--- start ---

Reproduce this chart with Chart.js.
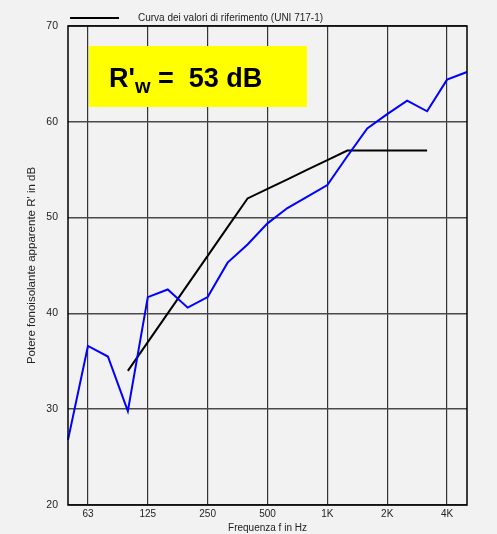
<!DOCTYPE html>
<html>
<head>
<meta charset="utf-8">
<script src="https://cdn.jsdelivr.net/npm/chart.js@4/dist/chart.umd.min.js"></script>
<style>
  html, body { margin: 0; padding: 0; background: #f2f2f2; }
  #wrap { width: 497px; height: 534px; }
</style>
</head>
<body>
<div id="wrap"><canvas id="chart" width="497" height="534"></canvas></div>
<script>
// third octave bands, 50 Hz .. 5 kHz
const bands = ["50", "63", "80", "100", "125", "160", "200", "250", "315", "400", "500",
  "630", "800", "1000", "1250", "1600", "2000", "2500", "3150", "4000", "5000"];
const shownTicks = { "63": "63", "125": "125", "250": "250", "500": "500", "1000": "1K", "2000": "2K", "4000": "4K" };

// measured R' (dB)
const measured = [26.8, 36.6, 35.5, 29.8, 41.7, 42.5, 40.6, 41.7, 45.3, 47.2, 49.4,
  51.0, 52.2, 53.4, 56.4, 59.3, 60.8, 62.2, 61.1, 64.4, 65.2];

// reference curve (UNI 717-1), 100 Hz .. 3150 Hz
const reference = [null, null, null, 34, 37, 40, 43, 46, 49, 52, 53,
  54, 55, 56, 57, 57, 57, 57, 57, null, null];

const yTicks = [20, 30, 40, 50, 60, 70];
const legendText = "Curva dei valori di riferimento (UNI 717-1)";
const ratingText = "R'";
const ratingSub = "w";
const ratingValue = " =  53 dB";

const FONT = "'Liberation Sans', Arial, sans-serif";
const BOLD = "'Liberation Sans', Arial, sans-serif";

// legend + yellow box drawn by hand
const extras = {
  id: "extras",
  afterDatasetsDraw(chart) {
    const ctx = chart.ctx;
    const area = chart.chartArea;
    ctx.save();
    // legend line
    ctx.strokeStyle = "#000";
    ctx.lineWidth = 2;
    ctx.beginPath();
    ctx.moveTo(area.left + 2, 18);
    ctx.lineTo(area.left + 51, 18);
    ctx.stroke();
    ctx.fillStyle = "#222";
    ctx.font = "10px " + FONT;
    ctx.textBaseline = "middle";
    ctx.fillText(legendText, area.left + 70, 18);

    // yellow box
    ctx.fillStyle = "#ffff00";
    ctx.fillRect(area.left + 21, area.top + 20, 218, 61);
    ctx.fillStyle = "#000";
    ctx.textBaseline = "alphabetic";
    ctx.font = "bold 27px " + BOLD;
    let x = area.left + 41;
    const base = area.top + 61;
    ctx.fillText(ratingText, x, base);
    x += ctx.measureText(ratingText).width;
    ctx.font = "bold 20px " + BOLD;
    ctx.fillText(ratingSub, x, base + 6);
    x += ctx.measureText(ratingSub).width;
    ctx.font = "bold 27px " + BOLD;
    ctx.fillText(ratingValue, x, base);

    // frame
    ctx.strokeStyle = "#000";
    ctx.lineWidth = 1.5;
    ctx.strokeRect(area.left, area.top, area.right - area.left, area.bottom - area.top);
    ctx.restore();
  }
};

new Chart(document.getElementById("chart"), {
  type: "line",
  data: {
    labels: bands,
    datasets: [
      { label: "R'", data: measured, borderColor: "#0000ff", borderWidth: 2, pointRadius: 0, tension: 0 },
      { label: "rif", data: reference, borderColor: "#000000", borderWidth: 2, pointRadius: 0, tension: 0, spanGaps: false }
    ]
  },
  options: {
    responsive: false,
    animation: false,
    layout: { padding: { left: 25, right: 30, top: 26, bottom: 0 } },
    plugins: { legend: { display: false }, tooltip: { enabled: false } },
    scales: {
      x: {
        type: "category",
        offset: false,
        afterFit: (s) => { s.height = 29; },
        grid: {
          drawTicks: false,
          color: (c) => (c.tick && shownTicks[bands[c.index]]) ? "#333" : "rgba(0,0,0,0)",
          lineWidth: 1.2
        },
        border: { display: false },
        ticks: {
          autoSkip: false,
          maxRotation: 0,
          padding: 3,
          color: "#222",
          font: { family: FONT, size: 10 },
          callback: (v, i) => shownTicks[bands[i]] || ""
        },
        title: { display: true, text: "Frequenza f in Hz", color: "#222", font: { family: FONT, size: 10 }, padding: { top: 0, bottom: 0 } }
      },
      y: {
        min: 20,
        max: 70,
        afterFit: (s) => { s.width = 43; },
        afterBuildTicks: (s) => { s.ticks = yTicks.map(v => ({ value: v })); },
        grid: { drawTicks: false, color: "#4a4a4a", lineWidth: 1.5 },
        border: { display: false },
        ticks: { padding: 10, color: "#222", font: { family: FONT, size: 10.5 } },
        title: { display: true, text: "Potere fonoisolante apparente R' in dB", color: "#222", font: { family: FONT, size: 11.5 }, padding: { top: 0, bottom: 0 } }
      }
    }
  },
  plugins: [extras]
});
</script>
</body>
</html>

--- end ---

**GOAL OF THE EXERCISE**
Each line of the data should be quoted exactly, with pictures left out.

**THE RESPONSE**
Reproduce this chart with Chart.js.
<!DOCTYPE html>
<html>
<head>
<meta charset="utf-8">
<script src="https://cdn.jsdelivr.net/npm/chart.js@4/dist/chart.umd.min.js"></script>
<style>
  html, body { margin: 0; padding: 0; background: #f2f2f2; }
  #wrap { width: 497px; height: 534px; }
</style>
</head>
<body>
<div id="wrap"><canvas id="chart" width="497" height="534"></canvas></div>
<script>
// third octave bands, 50 Hz .. 5 kHz
const bands = ["50", "63", "80", "100", "125", "160", "200", "250", "315", "400", "500",
  "630", "800", "1000", "1250", "1600", "2000", "2500", "3150", "4000", "5000"];
const shownTicks = { "63": "63", "125": "125", "250": "250", "500": "500", "1000": "1K", "2000": "2K", "4000": "4K" };

// measured R' (dB)
const measured = [26.8, 36.6, 35.5, 29.8, 41.7, 42.5, 40.6, 41.7, 45.3, 47.2, 49.4,
  51.0, 52.2, 53.4, 56.4, 59.3, 60.8, 62.2, 61.1, 64.4, 65.2];

// reference curve (UNI 717-1), 100 Hz .. 3150 Hz
const reference = [null, null, null, 34, 37, 40, 43, 46, 49, 52, 53,
  54, 55, 56, 57, 57, 57, 57, 57, null, null];

const yTicks = [20, 30, 40, 50, 60, 70];
const legendText = "Curva dei valori di riferimento (UNI 717-1)";
const ratingText = "R'";
const ratingSub = "w";
const ratingValue = " =  53 dB";

const FONT = "'Liberation Sans', Arial, sans-serif";
const BOLD = "'Liberation Sans', Arial, sans-serif";

// legend + yellow box drawn by hand
const extras = {
  id: "extras",
  afterDatasetsDraw(chart) {
    const ctx = chart.ctx;
    const area = chart.chartArea;
    ctx.save();
    // legend line
    ctx.strokeStyle = "#000";
    ctx.lineWidth = 2;
    ctx.beginPath();
    ctx.moveTo(area.left + 2, 18);
    ctx.lineTo(area.left + 51, 18);
    ctx.stroke();
    ctx.fillStyle = "#222";
    ctx.font = "10px " + FONT;
    ctx.textBaseline = "middle";
    ctx.fillText(legendText, area.left + 70, 18);

    // yellow box
    ctx.fillStyle = "#ffff00";
    ctx.fillRect(area.left + 21, area.top + 20, 218, 61);
    ctx.fillStyle = "#000";
    ctx.textBaseline = "alphabetic";
    ctx.font = "bold 27px " + BOLD;
    let x = area.left + 41;
    const base = area.top + 61;
    ctx.fillText(ratingText, x, base);
    x += ctx.measureText(ratingText).width;
    ctx.font = "bold 20px " + BOLD;
    ctx.fillText(ratingSub, x, base + 6);
    x += ctx.measureText(ratingSub).width;
    ctx.font = "bold 27px " + BOLD;
    ctx.fillText(ratingValue, x, base);

    // frame
    ctx.strokeStyle = "#000";
    ctx.lineWidth = 1.5;
    ctx.strokeRect(area.left, area.top, area.right - area.left, area.bottom - area.top);
    ctx.restore();
  }
};

new Chart(document.getElementById("chart"), {
  type: "line",
  data: {
    labels: bands,
    datasets: [
      { label: "R'", data: measured, borderColor: "#0000ff", borderWidth: 2, pointRadius: 0, tension: 0 },
      { label: "rif", data: reference, borderColor: "#000000", borderWidth: 2, pointRadius: 0, tension: 0, spanGaps: false }
    ]
  },
  options: {
    responsive: false,
    animation: false,
    layout: { padding: { left: 25, right: 30, top: 26, bottom: 0 } },
    plugins: { legend: { display: false }, tooltip: { enabled: false } },
    scales: {
      x: {
        type: "category",
        offset: false,
        afterFit: (s) => { s.height = 29; },
        grid: {
          drawTicks: false,
          color: (c) => (c.tick && shownTicks[bands[c.index]]) ? "#333" : "rgba(0,0,0,0)",
          lineWidth: 1.2
        },
        border: { display: false },
        ticks: {
          autoSkip: false,
          maxRotation: 0,
          padding: 3,
          color: "#222",
          font: { family: FONT, size: 10 },
          callback: (v, i) => shownTicks[bands[i]] || ""
        },
        title: { display: true, text: "Frequenza f in Hz", color: "#222", font: { family: FONT, size: 10 }, padding: { top: 0, bottom: 0 } }
      },
      y: {
        min: 20,
        max: 70,
        afterFit: (s) => { s.width = 43; },
        afterBuildTicks: (s) => { s.ticks = yTicks.map(v => ({ value: v })); },
        grid: { drawTicks: false, color: "#4a4a4a", lineWidth: 1.5 },
        border: { display: false },
        ticks: { padding: 10, color: "#222", font: { family: FONT, size: 10.5 } },
        title: { display: true, text: "Potere fonoisolante apparente R' in dB", color: "#222", font: { family: FONT, size: 11.5 }, padding: { top: 0, bottom: 0 } }
      }
    }
  },
  plugins: [extras]
});
</script>
</body>
</html>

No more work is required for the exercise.